* **GIVEN EXERCISE**
Will you transcribe all the entries word for word, skipping the pictures they hold?

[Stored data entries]
● ● ● ●

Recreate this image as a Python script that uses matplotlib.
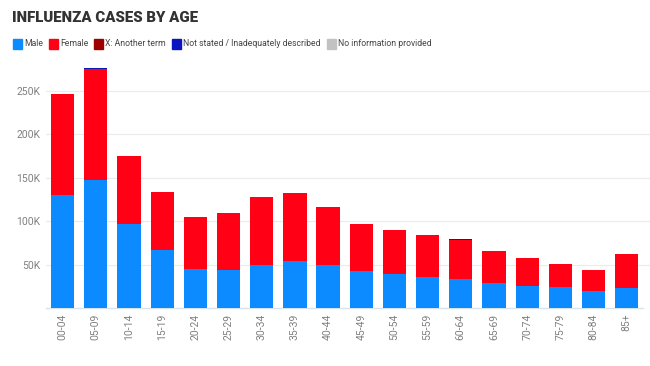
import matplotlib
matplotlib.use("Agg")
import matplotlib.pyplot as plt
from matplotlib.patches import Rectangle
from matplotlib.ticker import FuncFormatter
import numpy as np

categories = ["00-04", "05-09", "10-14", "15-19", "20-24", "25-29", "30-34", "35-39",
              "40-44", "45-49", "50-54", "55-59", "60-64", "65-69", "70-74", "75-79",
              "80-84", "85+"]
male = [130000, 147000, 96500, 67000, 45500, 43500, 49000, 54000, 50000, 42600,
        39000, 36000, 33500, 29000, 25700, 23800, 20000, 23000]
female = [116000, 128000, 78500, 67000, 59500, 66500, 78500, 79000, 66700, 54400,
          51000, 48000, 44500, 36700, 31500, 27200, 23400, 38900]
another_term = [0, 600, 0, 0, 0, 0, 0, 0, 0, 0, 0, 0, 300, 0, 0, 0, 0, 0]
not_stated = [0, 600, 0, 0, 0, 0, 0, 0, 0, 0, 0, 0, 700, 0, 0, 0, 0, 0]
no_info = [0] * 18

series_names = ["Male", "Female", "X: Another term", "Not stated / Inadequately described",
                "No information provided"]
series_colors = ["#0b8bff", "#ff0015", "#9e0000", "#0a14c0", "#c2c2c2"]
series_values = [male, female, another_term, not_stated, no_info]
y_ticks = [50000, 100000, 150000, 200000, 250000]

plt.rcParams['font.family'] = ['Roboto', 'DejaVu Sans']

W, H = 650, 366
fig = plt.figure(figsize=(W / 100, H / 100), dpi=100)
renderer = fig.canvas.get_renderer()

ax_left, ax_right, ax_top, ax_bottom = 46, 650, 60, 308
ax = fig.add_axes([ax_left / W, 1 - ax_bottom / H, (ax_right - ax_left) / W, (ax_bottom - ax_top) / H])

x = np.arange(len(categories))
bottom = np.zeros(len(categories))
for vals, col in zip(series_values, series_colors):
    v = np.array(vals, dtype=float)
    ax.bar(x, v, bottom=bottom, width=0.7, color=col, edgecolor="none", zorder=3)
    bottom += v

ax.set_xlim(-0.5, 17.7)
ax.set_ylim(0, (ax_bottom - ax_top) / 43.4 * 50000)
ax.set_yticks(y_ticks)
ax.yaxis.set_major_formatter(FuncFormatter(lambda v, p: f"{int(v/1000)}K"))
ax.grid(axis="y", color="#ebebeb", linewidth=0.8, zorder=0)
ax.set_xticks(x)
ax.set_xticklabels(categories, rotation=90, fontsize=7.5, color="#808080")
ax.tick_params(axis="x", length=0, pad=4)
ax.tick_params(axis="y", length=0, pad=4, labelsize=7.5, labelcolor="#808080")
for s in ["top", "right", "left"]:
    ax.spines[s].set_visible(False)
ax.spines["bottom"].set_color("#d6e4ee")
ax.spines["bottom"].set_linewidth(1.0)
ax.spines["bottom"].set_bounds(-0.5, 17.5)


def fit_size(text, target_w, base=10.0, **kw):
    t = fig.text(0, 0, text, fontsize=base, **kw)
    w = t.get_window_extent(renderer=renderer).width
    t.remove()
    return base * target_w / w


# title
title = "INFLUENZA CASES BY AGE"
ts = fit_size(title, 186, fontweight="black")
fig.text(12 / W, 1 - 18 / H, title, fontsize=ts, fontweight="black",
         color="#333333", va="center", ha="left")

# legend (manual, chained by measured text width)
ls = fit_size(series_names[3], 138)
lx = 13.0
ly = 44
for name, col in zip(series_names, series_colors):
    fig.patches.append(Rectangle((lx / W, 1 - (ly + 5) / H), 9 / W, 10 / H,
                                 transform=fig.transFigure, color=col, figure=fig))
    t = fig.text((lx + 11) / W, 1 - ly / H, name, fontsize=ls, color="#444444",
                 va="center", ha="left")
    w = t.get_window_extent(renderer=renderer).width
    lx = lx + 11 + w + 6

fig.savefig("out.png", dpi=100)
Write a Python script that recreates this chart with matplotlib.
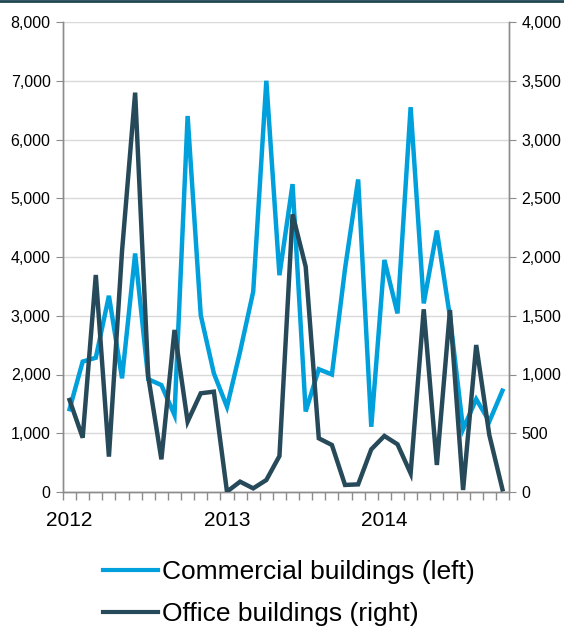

● ● ● ●

* **WRITTEN ANSWER**
Recreate this image as a Python script that uses matplotlib.
import matplotlib
matplotlib.use("Agg")
import matplotlib.pyplot as plt
from matplotlib.patches import Rectangle
from matplotlib.ticker import FuncFormatter
import numpy as np

categories = ["00-04", "05-09", "10-14", "15-19", "20-24", "25-29", "30-34", "35-39",
              "40-44", "45-49", "50-54", "55-59", "60-64", "65-69", "70-74", "75-79",
              "80-84", "85+"]
male = [130000, 147000, 96500, 67000, 45500, 43500, 49000, 54000, 50000, 42600,
        39000, 36000, 33500, 29000, 25700, 23800, 20000, 23000]
female = [116000, 128000, 78500, 67000, 59500, 66500, 78500, 79000, 66700, 54400,
          51000, 48000, 44500, 36700, 31500, 27200, 23400, 38900]
another_term = [0, 600, 0, 0, 0, 0, 0, 0, 0, 0, 0, 0, 300, 0, 0, 0, 0, 0]
not_stated = [0, 600, 0, 0, 0, 0, 0, 0, 0, 0, 0, 0, 700, 0, 0, 0, 0, 0]
no_info = [0] * 18

series_names = ["Male", "Female", "X: Another term", "Not stated / Inadequately described",
                "No information provided"]
series_colors = ["#0b8bff", "#ff0015", "#9e0000", "#0a14c0", "#c2c2c2"]
series_values = [male, female, another_term, not_stated, no_info]
y_ticks = [50000, 100000, 150000, 200000, 250000]

plt.rcParams['font.family'] = ['Roboto', 'DejaVu Sans']

W, H = 650, 366
fig = plt.figure(figsize=(W / 100, H / 100), dpi=100)
renderer = fig.canvas.get_renderer()

ax_left, ax_right, ax_top, ax_bottom = 46, 650, 60, 308
ax = fig.add_axes([ax_left / W, 1 - ax_bottom / H, (ax_right - ax_left) / W, (ax_bottom - ax_top) / H])

x = np.arange(len(categories))
bottom = np.zeros(len(categories))
for vals, col in zip(series_values, series_colors):
    v = np.array(vals, dtype=float)
    ax.bar(x, v, bottom=bottom, width=0.7, color=col, edgecolor="none", zorder=3)
    bottom += v

ax.set_xlim(-0.5, 17.7)
ax.set_ylim(0, (ax_bottom - ax_top) / 43.4 * 50000)
ax.set_yticks(y_ticks)
ax.yaxis.set_major_formatter(FuncFormatter(lambda v, p: f"{int(v/1000)}K"))
ax.grid(axis="y", color="#ebebeb", linewidth=0.8, zorder=0)
ax.set_xticks(x)
ax.set_xticklabels(categories, rotation=90, fontsize=7.5, color="#808080")
ax.tick_params(axis="x", length=0, pad=4)
ax.tick_params(axis="y", length=0, pad=4, labelsize=7.5, labelcolor="#808080")
for s in ["top", "right", "left"]:
    ax.spines[s].set_visible(False)
ax.spines["bottom"].set_color("#d6e4ee")
ax.spines["bottom"].set_linewidth(1.0)
ax.spines["bottom"].set_bounds(-0.5, 17.5)


def fit_size(text, target_w, base=10.0, **kw):
    t = fig.text(0, 0, text, fontsize=base, **kw)
    w = t.get_window_extent(renderer=renderer).width
    t.remove()
    return base * target_w / w


# title
title = "INFLUENZA CASES BY AGE"
ts = fit_size(title, 186, fontweight="black")
fig.text(12 / W, 1 - 18 / H, title, fontsize=ts, fontweight="black",
         color="#333333", va="center", ha="left")

# legend (manual, chained by measured text width)
ls = fit_size(series_names[3], 138)
lx = 13.0
ly = 44
for name, col in zip(series_names, series_colors):
    fig.patches.append(Rectangle((lx / W, 1 - (ly + 5) / H), 9 / W, 10 / H,
                                 transform=fig.transFigure, color=col, figure=fig))
    t = fig.text((lx + 11) / W, 1 - ly / H, name, fontsize=ls, color="#444444",
                 va="center", ha="left")
    w = t.get_window_extent(renderer=renderer).width
    lx = lx + 11 + w + 6

fig.savefig("out.png", dpi=100)
Write a Python script that recreates this chart with matplotlib.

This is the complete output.